Perante as contradições chinesas às quais só "o futuro dará resposta", Cardoso de Carvalho contrapõe a ponderação do Vaticano que "tem guardado silêncio" face à polémica. No entanto, nota que, ao nomear Tang, "a Santa Sé afirma o seu direito, próprio e exclusivo, de nomear o bispo de uma diocese e de lhe dar a instituição canónica, não reconhecendo qualquer valor à eleição feita pela Associação Patriótica".
Face a este novo obstáculo ao diálogo "sempre delicado e difícil" entre a Santa Sé a China, o conselheiro eclesiástico evoca o monsenhor Tang no final do seu relato: "é preciso não ter pressa; o problema vem já de longe e é necessário ter, de uma parte e da outra, muito boa vontade".
Foi preciso chegar a 2018 para que a China e o Vaticano, que não têm relações diplomáticas desde 1951, assinaram um acordo histórico sobre a nomeação dos bispos. Em setembro do ano passado, o papa Francisco reconheceu oito bispos, sete deles ainda vivos, nomeados pela China e que até agora não eram admitidos "de forma oficial" pelo Vaticano.
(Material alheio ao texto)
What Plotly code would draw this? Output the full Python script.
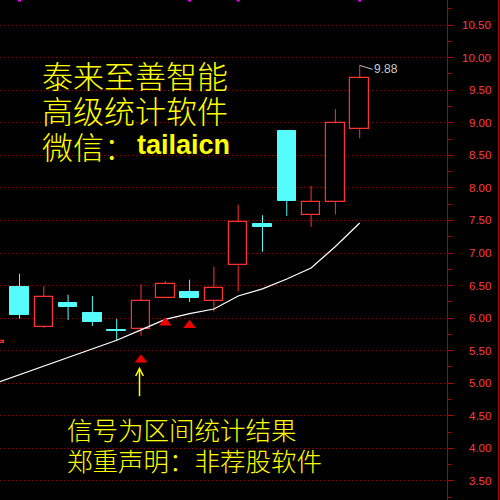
import plotly.graph_objects as go

# ---- data ----
idx = list(range(16))
opens  = [5.615, 6.48, 5.87, 6.23, 6.08, 5.815, 5.84, 6.31, 6.40, 6.26, 6.81, 7.45, 8.87, 7.59, 7.78, 8.90]
closes = [5.650, 6.05, 6.33, 6.17, 5.94, 5.805, 6.26, 6.52, 6.31, 6.46, 7.47, 7.40, 7.80, 7.78, 8.99, 9.68]
highs  = [5.650, 6.68, 6.49, 6.36, 6.34, 5.99, 6.52, 6.57, 6.59, 6.79, 7.74, 7.58, 8.87, 8.03, 9.21, 9.88]
lows   = [5.615, 5.99, 5.85, 5.97, 5.88, 5.65, 5.73, 6.31, 6.25, 6.10, 6.41, 7.02, 7.57, 7.40, 7.59, 8.76]
ma     = [5.00, 5.13, 5.26, 5.40, 5.53, 5.66, 5.82, 5.98, 6.07, 6.14, 6.34, 6.45, 6.60, 6.77, 7.10, 7.46]

signal_idx = [6, 7, 8]
signal_vals = [5.363, 5.931, 5.890]
arrow_idx = 6
arrow_val = 5.254

tick_vals = [3.5, 4.0, 4.5, 5.0, 5.5, 6.0, 6.5, 7.0, 7.5, 8.0, 8.5, 9.0, 9.5, 10.0, 10.5]
tick_labels = ["%.2f" % v for v in tick_vals]
top_marks = [1, 8, 10, 15]

title_lines = ["泰来至善智能", "高级统计软件"]
wechat_label = "微信："
wechat_id = "tailaicn"
note_lines = ["信号为区间统计结果", "郑重声明：非荐股软件"]

RED = "#ff3232"
CYAN = "#54fcfc"
AXIS_RED = "#b40000"
GRID_RED = "#9a0000"
YMIN, YMAX = 3.208, 10.884
XMIN, XMAX = 0.1975, 18.593

up = [i for i in idx if closes[i] >= opens[i]]
dn = [i for i in idx if closes[i] < opens[i]]

fig = go.Figure()

# wicks (split above/below body so hollow bodies stay hollow)
def wick_xy(ids):
    xs, ys = [], []
    for i in ids:
        top = max(opens[i], closes[i]); bot = min(opens[i], closes[i])
        if highs[i] > top:
            xs += [i, i, None]; ys += [top, highs[i], None]
        if lows[i] < bot:
            xs += [i, i, None]; ys += [bot, lows[i], None]
    return xs, ys

for ids, col in ((up, RED), (dn, CYAN)):
    wx, wy = wick_xy(ids)
    fig.add_trace(go.Scatter(x=wx, y=wy, mode="lines", line=dict(color=col, width=1),
                             hoverinfo="skip"))

# bodies
fig.add_trace(go.Bar(x=up, base=[min(opens[i], closes[i]) for i in up],
                     y=[abs(closes[i] - opens[i]) for i in up], width=0.76,
                     marker=dict(color="black", line=dict(color=RED, width=1.2))))
fig.add_trace(go.Bar(x=dn, base=[min(opens[i], closes[i]) for i in dn],
                     y=[abs(closes[i] - opens[i]) for i in dn], width=0.76,
                     marker=dict(color=CYAN, line=dict(color=CYAN, width=1))))

# moving average
fig.add_trace(go.Scatter(x=idx, y=ma, mode="lines", line=dict(color="white", width=1.2)))

# signal triangles
fig.add_trace(go.Scatter(x=signal_idx, y=signal_vals, mode="markers",
                         marker=dict(symbol="triangle-up", size=11, color="#ee0000",
                                     line=dict(width=0))))

# magenta marks on top edge
fig.add_trace(go.Scatter(x=top_marks, y=[YMAX] * len(top_marks), mode="markers", cliponaxis=False,
                         marker=dict(symbol="square", size=3, color="#ff00ff", line=dict(width=0))))

ann = []
# right axis tick labels (right aligned)
for v, t in zip(tick_vals, tick_labels):
    ann.append(dict(xref="paper", yref="y", x=492 / 447, y=v, text=t, showarrow=False,
                    xanchor="right", yanchor="middle", borderpad=0,
                    font=dict(family="Liberation Sans", size=11.5, color="#ff3c3c")))

def px_ann(text, x, y, size, family="Noto Sans CJK SC", color="#ffff00", weight=300):
    return dict(xref="paper", yref="paper", x=x / 447, y=1 - y / 500, text=text,
                showarrow=False, xanchor="left", yanchor="middle", borderpad=0,
                font=dict(family=family, size=size, color=color, weight=weight))

ann.append(px_ann(title_lines[0], 41, 74, 31))
ann.append(px_ann(title_lines[1], 41, 110, 31))
ann.append(px_ann(wechat_label, 41, 145, 31))
ann.append(px_ann(wechat_id, 136, 145, 27, family="Liberation Sans", weight=700))
ann.append(px_ann(note_lines[0], 66, 428, 25.5))
ann.append(px_ann(note_lines[1], 66, 459, 25.5))

# yellow arrow
ann.append(dict(x=arrow_idx, y=arrow_val, xref="x", yref="y", text="", showarrow=True,
                ax=0, ay=31, xshift=-1.5, arrowhead=5, arrowsize=1, arrowwidth=1.5,
                arrowcolor="#ffff00", standoff=0))
# high label
ann.append(dict(x=15, y=highs[15], xref="x", yref="y", text="%.2f" % highs[15], showarrow=True,
                ax=13, ay=4, arrowhead=0, arrowwidth=1, arrowcolor="#c0c0c0", xanchor="left",
                borderpad=0, font=dict(family="Liberation Sans", size=12, color="#c8c8c8")))

fig.update_layout(
    width=500, height=500, margin=dict(l=0, r=53, t=0, b=0),
    paper_bgcolor="black", plot_bgcolor="black", showlegend=False,
    barmode="overlay", bargap=0,
    annotations=ann,
    shapes=[dict(type="line", xref="paper", yref="paper", x0=498.5 / 447, x1=498.5 / 447,
                 y0=0, y1=1, line=dict(color=AXIS_RED, width=1))],
    xaxis=dict(range=[XMIN, XMAX], visible=False, fixedrange=True),
    yaxis=dict(range=[YMIN, YMAX], side="right", tickmode="array", tickvals=tick_vals,
               showticklabels=False, ticks="outside", ticklen=6, tickcolor=AXIS_RED, tickwidth=1,
               showline=True, linecolor=AXIS_RED, linewidth=1, zeroline=False,
               showgrid=True, gridcolor=GRID_RED, gridwidth=1, griddash="1px,3px",
               minor=dict(ticks="outside", ticklen=3, dtick=0.25, tick0=0, tickcolor=AXIS_RED,
                          showgrid=False)),
)

fig.write_html("out.html")
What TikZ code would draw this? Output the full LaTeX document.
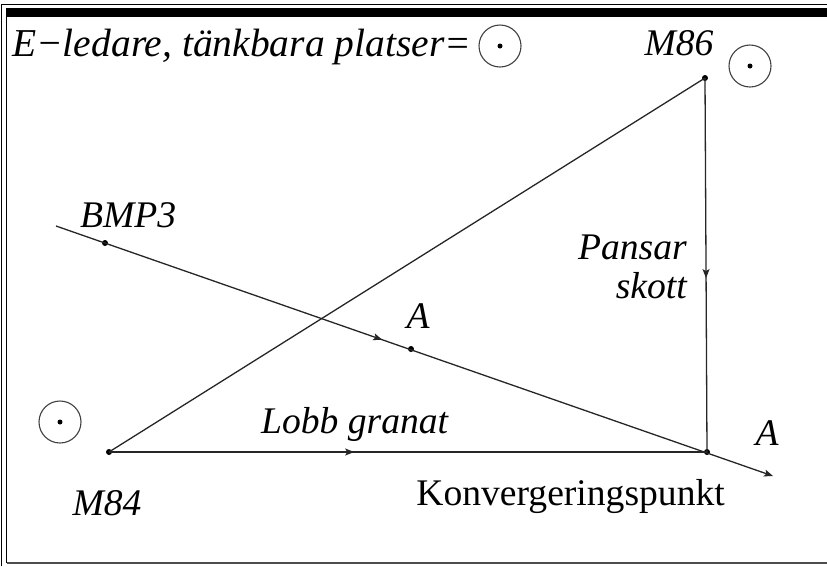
\documentclass[tikz,border=0pt]{standalone}
\usepackage{fontspec}
\setmainfont{Liberation Serif}
\usetikzlibrary{arrows.meta,decorations.markings}

\tikzset{
  lbl/.style={font=\fontsize{37.6}{42}\selectfont\itshape, inner sep=0pt},
  plain/.style={font=\fontsize{37.6}{42}\selectfont, inner sep=0pt},
  pt/.style={circle, fill=black, inner sep=0pt, minimum size=6pt},
  spot/.style={circle, draw=black!75, line width=1.1pt, minimum size=42pt, inner sep=0pt},
  track/.style={draw=black!85, line width=1.3pt},
  midarrow/.style={postaction={decorate},
    decoration={markings, mark=at position #1 with {\arrow{Stealth[length=9pt,width=7pt,inset=2pt]}}}},
}

\begin{document}
\begin{tikzpicture}[x=1pt, y=-1pt]
    \useasboundingbox (0,0) rectangle (827,566);
    % window frame
    \draw[line width=1pt] (1.5,566) -- (1.5,4.5) -- (827,4.5);
    \fill (6,8) rectangle (827,16.5);
    \draw[line width=1pt] (6.5,16) -- (6.5,563);
    \draw[black!70, line width=1.2pt] (6.5,563) -- (827,563);

    % possible places
    \node[lbl, font=\fontsize{39.5}{42}\selectfont\itshape, anchor=base west] (eledare) at (12,56) {E−ledare, tänkbara platser=};
    \node[spot] (spotA) at (500,46) {};
    \node[pt, minimum size=5pt] (spotAdot) at (spotA) {};
    \node[spot] (spotB) at (750,66) {};
    \node[pt, minimum size=5pt] (spotBdot) at (spotB) {};
    \node[spot] (spotC) at (60,422) {};
    \node[pt, minimum size=5pt] (spotCdot) at (spotC) {};

    % positions
    \node[pt] (m84) at (109,452) {};
    \node[pt] (m86) at (705,78) {};
    \node[pt] (konv) at (707,452) {};
    \node[pt] (bmp) at (105,243) {};
    \node[pt] (apt) at (411,349) {};
    \coordinate (bmpS) at (56,226);
    \coordinate (bmpE) at (773,476);

    % lines
    \draw[track] (m84.center) -- (m86.center);
    \draw[track, midarrow=0.41] (m84.center) -- (konv.center);
    \draw[track, midarrow=0.535] (m86.center) -- (konv.center);
    \draw[track, midarrow=0.455, -{Stealth[length=9pt,width=7pt,inset=2pt]}] (bmpS) -- (bmpE);

    % labels
    \node[lbl, anchor=base] (m86lbl) at (679,55) {M86};
    \node[lbl, anchor=base] (m84lbl) at (107,515) {M84};
    \node[lbl, anchor=base west] (bmplbl) at (80,227) {BMP3};
    \node[lbl, anchor=base] (alblA) at (418,328) {A};
    \node[lbl, anchor=base] (alblB) at (767,445) {A};
    \node[lbl, anchor=base east] (pansar) at (687,259) {Pansar};
    \node[lbl, anchor=base east] (skott) at (687,298) {skott};
    \node[lbl, anchor=base west] (lobb) at (261,433) {Lobb granat};
    \node[plain, anchor=base east] (konvlbl) at (725,505) {Konvergeringspunkt};
\end{tikzpicture}
\end{document}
Os laços diplomáticos entre a China e o Vaticano foram interrompidos após a excomunhão por parte de Pio XII de dois bispos designados por Pequim, facto ao qual as autoridades chinesas responderam com a expulsão do núncio apostólico, que se estabeleceu na ilha de Taiwan.
A China, por sua vez, não reconhece o papa e tem a sua própria Igreja Católica Patriótica desde 1949, quando Mao Tsé-tung estabeleceu a República Popular da China.
Os dois estados reaproximaram-se no pontificado de Francisco, expressando em várias ocasiões o seu empenho na melhoria do relacionamento.